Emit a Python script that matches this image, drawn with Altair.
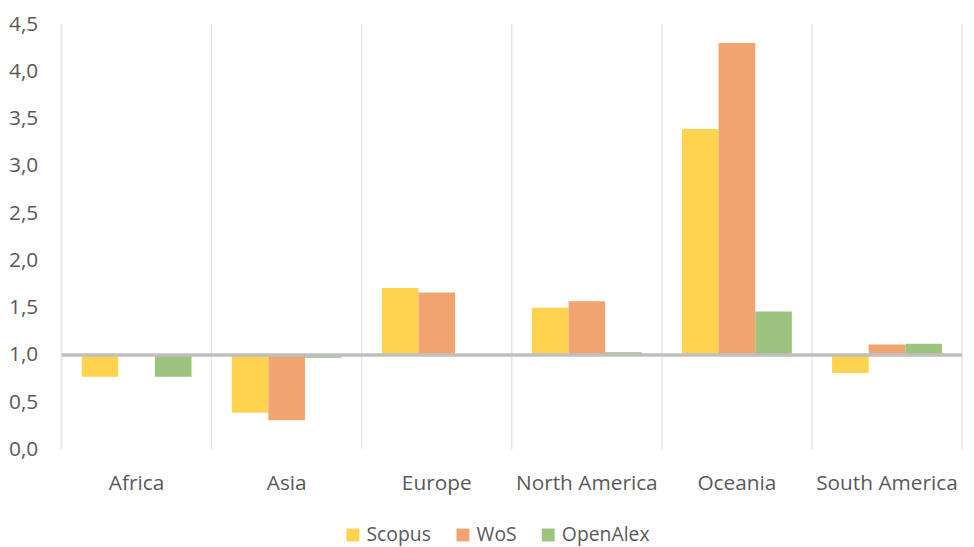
import altair as alt
import pandas as pd

regions = ["Africa", "Asia", "Europe", "North America", "Oceania", "South America"]
series = ["Scopus", "WoS", "OpenAlex"]
scopus = [0.77, 0.39, 1.71, 1.50, 3.39, 0.81]
wos = [None, 0.31, 1.66, 1.57, 4.30, 1.11]
openalex = [0.77, 0.97, None, 1.03, 1.46, 1.12]
colors = ["#FFD34E", "#F1A46F", "#9DC47E"]

rows = []
for s, vals in zip(series, [scopus, wos, openalex]):
    for r, v in zip(regions, vals):
        if v is not None:
            rows.append({"region": r, "source": s, "value": v})
df = pd.DataFrame(rows)

FONT = "Open Sans"
LABEL = "#595959"
GRID = "#E6E6E6"

x_scale = alt.Scale(domain=regions, paddingInner=0, paddingOuter=0)

x_enc = alt.X(
    "region:N",
    sort=regions,
    title=None,
    scale=x_scale,
    axis=alt.Axis(
        grid=False,
        domain=False,
        ticks=False,
        bandPosition=0.5,
        labelAngle=0,
        labelAlign="center",
        labelFont=FONT,
        labelFontSize=21,
        labelColor=LABEL,
        labelPadding=23,
    ),
)

bars = alt.Chart(df).mark_bar().encode(
    x=x_enc,
    xOffset=alt.XOffset(
        "source:N",
        sort=series,
        scale=alt.Scale(paddingOuter=0.55, paddingInner=0),
    ),
    y=alt.Y(
        "value:Q",
        title=None,
        scale=alt.Scale(domain=[0, 4.5], nice=False),
        axis=alt.Axis(
            values=[0, 0.5, 1, 1.5, 2, 2.5, 3, 3.5, 4, 4.5],
            labelExpr="replace(format(datum.value, '.1f'), '.', ',')",
            grid=False,
            domain=False,
            ticks=False,
            labelFont=FONT,
            labelFontSize=21,
            labelColor=LABEL,
            labelPadding=24,
        ),
    ),
    y2=alt.Y2(datum=1),
    color=alt.Color(
        "source:N",
        sort=series,
        scale=alt.Scale(domain=series, range=colors),
        legend=alt.Legend(
            title=None,
            orient="none",
            legendX=284,
            legendY=505,
            direction="horizontal",
            symbolType="square",
            symbolSize=170,
            symbolStrokeWidth=0,
            labelFont=FONT,
            labelFontSize=19.5,
            labelColor=LABEL,
            columnPadding=22,
        ),
    ),
)

grid_df = pd.DataFrame({"region": regions})
grid_start = alt.Chart(grid_df).mark_rule(color=GRID, strokeWidth=1.5).encode(
    x=alt.X("region:N", sort=regions, scale=x_scale, bandPosition=0)
)
grid_end = alt.Chart(pd.DataFrame({"region": [regions[-1]]})).mark_rule(
    color=GRID, strokeWidth=1.5
).encode(x=alt.X("region:N", sort=regions, scale=x_scale, bandPosition=1))

baseline = alt.Chart(pd.DataFrame({"value": [1.0]})).mark_rule(
    color="#BFBFBF", strokeWidth=3.5
).encode(y=alt.Y("value:Q"))

chart = (
    alt.layer(bars, grid_start, grid_end, baseline)
    .properties(
        width=908,
        height=429,
        autosize=alt.AutoSizeParams(type="none"),
        padding={"left": 54, "right": 4, "top": 14, "bottom": 96},
    )
    .configure_view(stroke=None)
)

chart.save("out.html", embed_options={"renderer": "svg", "actions": False})
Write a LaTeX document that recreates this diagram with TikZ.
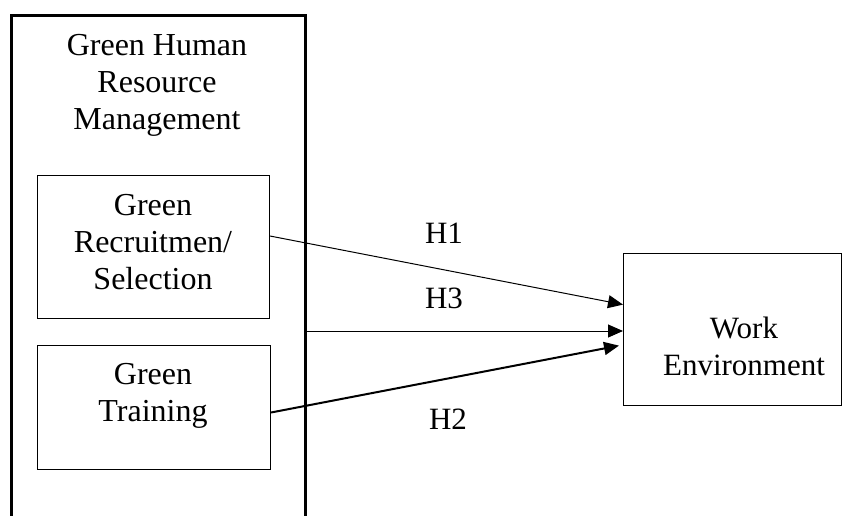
\documentclass[tikz,border=0pt]{standalone}
\usepackage{fontspec}
\setmainfont{Liberation Serif}
\usetikzlibrary{arrows.meta}
\tikzset{
  txt/.style={align=center, inner sep=0pt, font=\fontsize{31}{37}\selectfont},
  inbox/.style={draw, line width=1pt, anchor=north west, inner sep=0pt},
  arr/.style={-{Triangle[length=15pt,width=13pt]}, line width=1pt},
}
\begin{document}
\begin{tikzpicture}[x=1pt,y=-1pt]
\useasboundingbox (0,0) rectangle (843,515);
\clip (0,0) rectangle (843,515);
% outer box (open at bottom, runs off the page)
\node[draw, line width=3pt, anchor=north west, minimum width=294pt, minimum height=560pt, inner sep=0pt] (ghrm) at (10,14) {};
\node[txt, anchor=base, font=\fontsize{32}{37}\selectfont] (ghrmt) at (157,129) {Green Human\\Resource\\Management};
% inner boxes
\node[inbox, minimum width=232pt, minimum height=143pt] (rec) at (37,175) {};
\node[txt, anchor=base, font=\fontsize{32}{37}\selectfont] (rect) at (153,289) {Green\\Recruitmen/\\Selection};
\node[inbox, minimum width=233pt, minimum height=124pt] (tra) at (37,345) {};
\node[txt, anchor=base, font=\fontsize{32}{37}\selectfont] (trat) at (153,421) {Green\\Training};
% work environment
\node[draw, line width=1.2pt, anchor=north west, minimum width=218pt, minimum height=152pt, inner sep=0pt] (we) at (623,253) {};
\node[txt, anchor=base] (wet) at (744,375) {Work\\Environment};
% arrows
\coordinate (h1s) at ([yshift=11pt]rec.east);
\coordinate (h1e) at ([yshift=25pt]we.west);
\coordinate (h3s) at (ghrm.east |- 0,331);
\coordinate (h3e) at (we.west |- 0,331);
\coordinate (h2s) at ([yshift=-5pt]tra.east);
\coordinate (h2e) at ([xshift=-4pt,yshift=-16pt]we.west);
\draw[arr] (h1s) -- (h1e);
\draw[arr] (h3s) -- (h3e);
\draw[arr, line width=2pt] (h2s) -- (h2e);
% labels
\node[txt, anchor=base] (l1) at (444,243) {H1};
\node[txt, anchor=base] (l3) at (444,308) {H3};
\node[txt, anchor=base] (l2) at (448,429) {H2};
\end{tikzpicture}
\end{document}
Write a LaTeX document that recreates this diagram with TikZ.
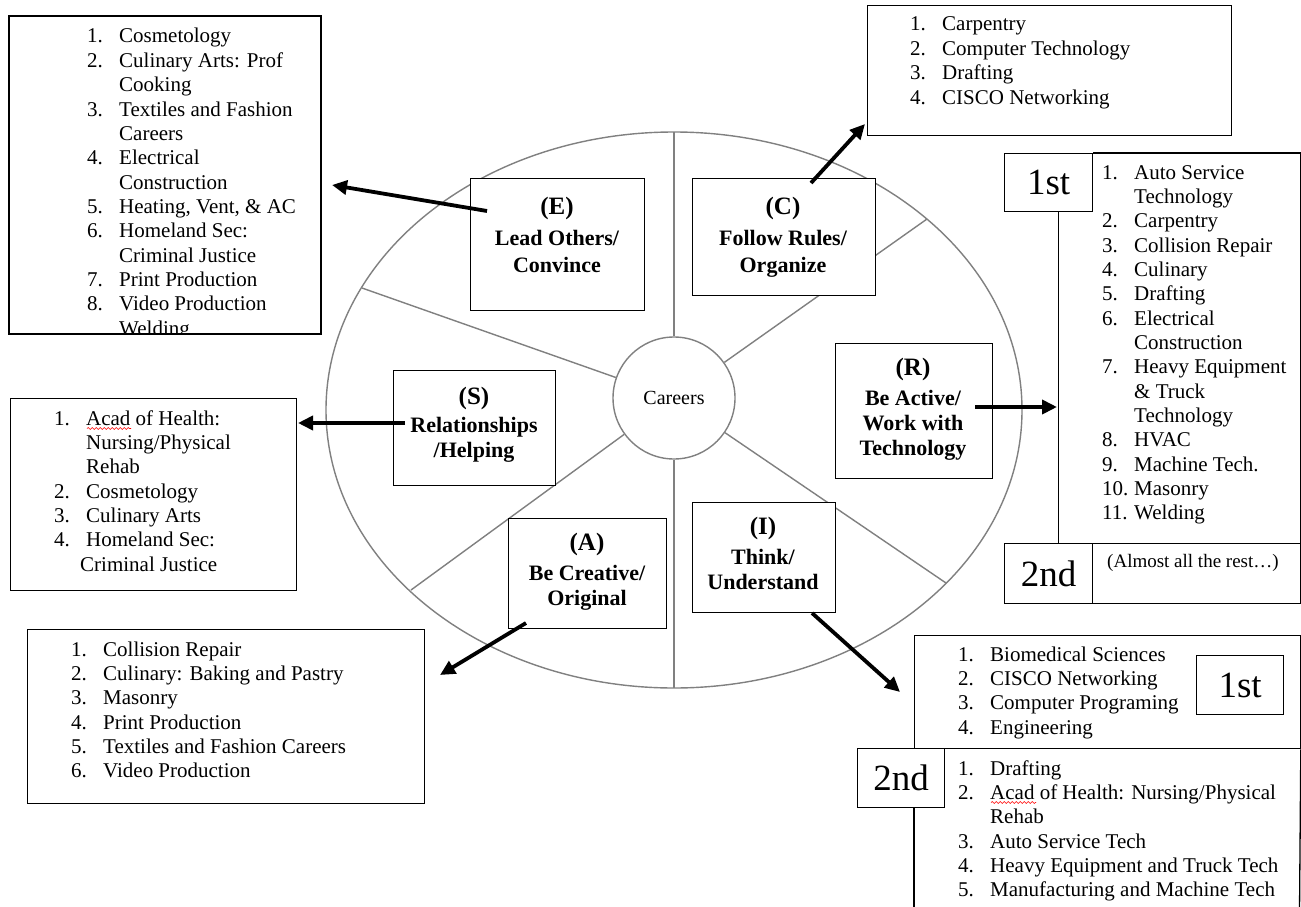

---

Written problem:
Pictures stay out of the copy; please restate every record above exactly.

Solution for this exercise:
Emit a Python script that matches this image, drawn with Altair.
import altair as alt
import pandas as pd

regions = ["Africa", "Asia", "Europe", "North America", "Oceania", "South America"]
series = ["Scopus", "WoS", "OpenAlex"]
scopus = [0.77, 0.39, 1.71, 1.50, 3.39, 0.81]
wos = [None, 0.31, 1.66, 1.57, 4.30, 1.11]
openalex = [0.77, 0.97, None, 1.03, 1.46, 1.12]
colors = ["#FFD34E", "#F1A46F", "#9DC47E"]

rows = []
for s, vals in zip(series, [scopus, wos, openalex]):
    for r, v in zip(regions, vals):
        if v is not None:
            rows.append({"region": r, "source": s, "value": v})
df = pd.DataFrame(rows)

FONT = "Open Sans"
LABEL = "#595959"
GRID = "#E6E6E6"

x_scale = alt.Scale(domain=regions, paddingInner=0, paddingOuter=0)

x_enc = alt.X(
    "region:N",
    sort=regions,
    title=None,
    scale=x_scale,
    axis=alt.Axis(
        grid=False,
        domain=False,
        ticks=False,
        bandPosition=0.5,
        labelAngle=0,
        labelAlign="center",
        labelFont=FONT,
        labelFontSize=21,
        labelColor=LABEL,
        labelPadding=23,
    ),
)

bars = alt.Chart(df).mark_bar().encode(
    x=x_enc,
    xOffset=alt.XOffset(
        "source:N",
        sort=series,
        scale=alt.Scale(paddingOuter=0.55, paddingInner=0),
    ),
    y=alt.Y(
        "value:Q",
        title=None,
        scale=alt.Scale(domain=[0, 4.5], nice=False),
        axis=alt.Axis(
            values=[0, 0.5, 1, 1.5, 2, 2.5, 3, 3.5, 4, 4.5],
            labelExpr="replace(format(datum.value, '.1f'), '.', ',')",
            grid=False,
            domain=False,
            ticks=False,
            labelFont=FONT,
            labelFontSize=21,
            labelColor=LABEL,
            labelPadding=24,
        ),
    ),
    y2=alt.Y2(datum=1),
    color=alt.Color(
        "source:N",
        sort=series,
        scale=alt.Scale(domain=series, range=colors),
        legend=alt.Legend(
            title=None,
            orient="none",
            legendX=284,
            legendY=505,
            direction="horizontal",
            symbolType="square",
            symbolSize=170,
            symbolStrokeWidth=0,
            labelFont=FONT,
            labelFontSize=19.5,
            labelColor=LABEL,
            columnPadding=22,
        ),
    ),
)

grid_df = pd.DataFrame({"region": regions})
grid_start = alt.Chart(grid_df).mark_rule(color=GRID, strokeWidth=1.5).encode(
    x=alt.X("region:N", sort=regions, scale=x_scale, bandPosition=0)
)
grid_end = alt.Chart(pd.DataFrame({"region": [regions[-1]]})).mark_rule(
    color=GRID, strokeWidth=1.5
).encode(x=alt.X("region:N", sort=regions, scale=x_scale, bandPosition=1))

baseline = alt.Chart(pd.DataFrame({"value": [1.0]})).mark_rule(
    color="#BFBFBF", strokeWidth=3.5
).encode(y=alt.Y("value:Q"))

chart = (
    alt.layer(bars, grid_start, grid_end, baseline)
    .properties(
        width=908,
        height=429,
        autosize=alt.AutoSizeParams(type="none"),
        padding={"left": 54, "right": 4, "top": 14, "bottom": 96},
    )
    .configure_view(stroke=None)
)

chart.save("out.html", embed_options={"renderer": "svg", "actions": False})
Write a LaTeX document that recreates this diagram with TikZ.
\documentclass[tikz,border=0pt]{standalone}
\usepackage{fontspec}
\setmainfont{Liberation Serif}
\usetikzlibrary{arrows.meta}
\tikzset{
  txt/.style={align=center, inner sep=0pt, font=\fontsize{31}{37}\selectfont},
  inbox/.style={draw, line width=1pt, anchor=north west, inner sep=0pt},
  arr/.style={-{Triangle[length=15pt,width=13pt]}, line width=1pt},
}
\begin{document}
\begin{tikzpicture}[x=1pt,y=-1pt]
\useasboundingbox (0,0) rectangle (843,515);
\clip (0,0) rectangle (843,515);
% outer box (open at bottom, runs off the page)
\node[draw, line width=3pt, anchor=north west, minimum width=294pt, minimum height=560pt, inner sep=0pt] (ghrm) at (10,14) {};
\node[txt, anchor=base, font=\fontsize{32}{37}\selectfont] (ghrmt) at (157,129) {Green Human\\Resource\\Management};
% inner boxes
\node[inbox, minimum width=232pt, minimum height=143pt] (rec) at (37,175) {};
\node[txt, anchor=base, font=\fontsize{32}{37}\selectfont] (rect) at (153,289) {Green\\Recruitmen/\\Selection};
\node[inbox, minimum width=233pt, minimum height=124pt] (tra) at (37,345) {};
\node[txt, anchor=base, font=\fontsize{32}{37}\selectfont] (trat) at (153,421) {Green\\Training};
% work environment
\node[draw, line width=1.2pt, anchor=north west, minimum width=218pt, minimum height=152pt, inner sep=0pt] (we) at (623,253) {};
\node[txt, anchor=base] (wet) at (744,375) {Work\\Environment};
% arrows
\coordinate (h1s) at ([yshift=11pt]rec.east);
\coordinate (h1e) at ([yshift=25pt]we.west);
\coordinate (h3s) at (ghrm.east |- 0,331);
\coordinate (h3e) at (we.west |- 0,331);
\coordinate (h2s) at ([yshift=-5pt]tra.east);
\coordinate (h2e) at ([xshift=-4pt,yshift=-16pt]we.west);
\draw[arr] (h1s) -- (h1e);
\draw[arr] (h3s) -- (h3e);
\draw[arr, line width=2pt] (h2s) -- (h2e);
% labels
\node[txt, anchor=base] (l1) at (444,243) {H1};
\node[txt, anchor=base] (l3) at (444,308) {H3};
\node[txt, anchor=base] (l2) at (448,429) {H2};
\end{tikzpicture}
\end{document}
Write a LaTeX document that recreates this diagram with TikZ.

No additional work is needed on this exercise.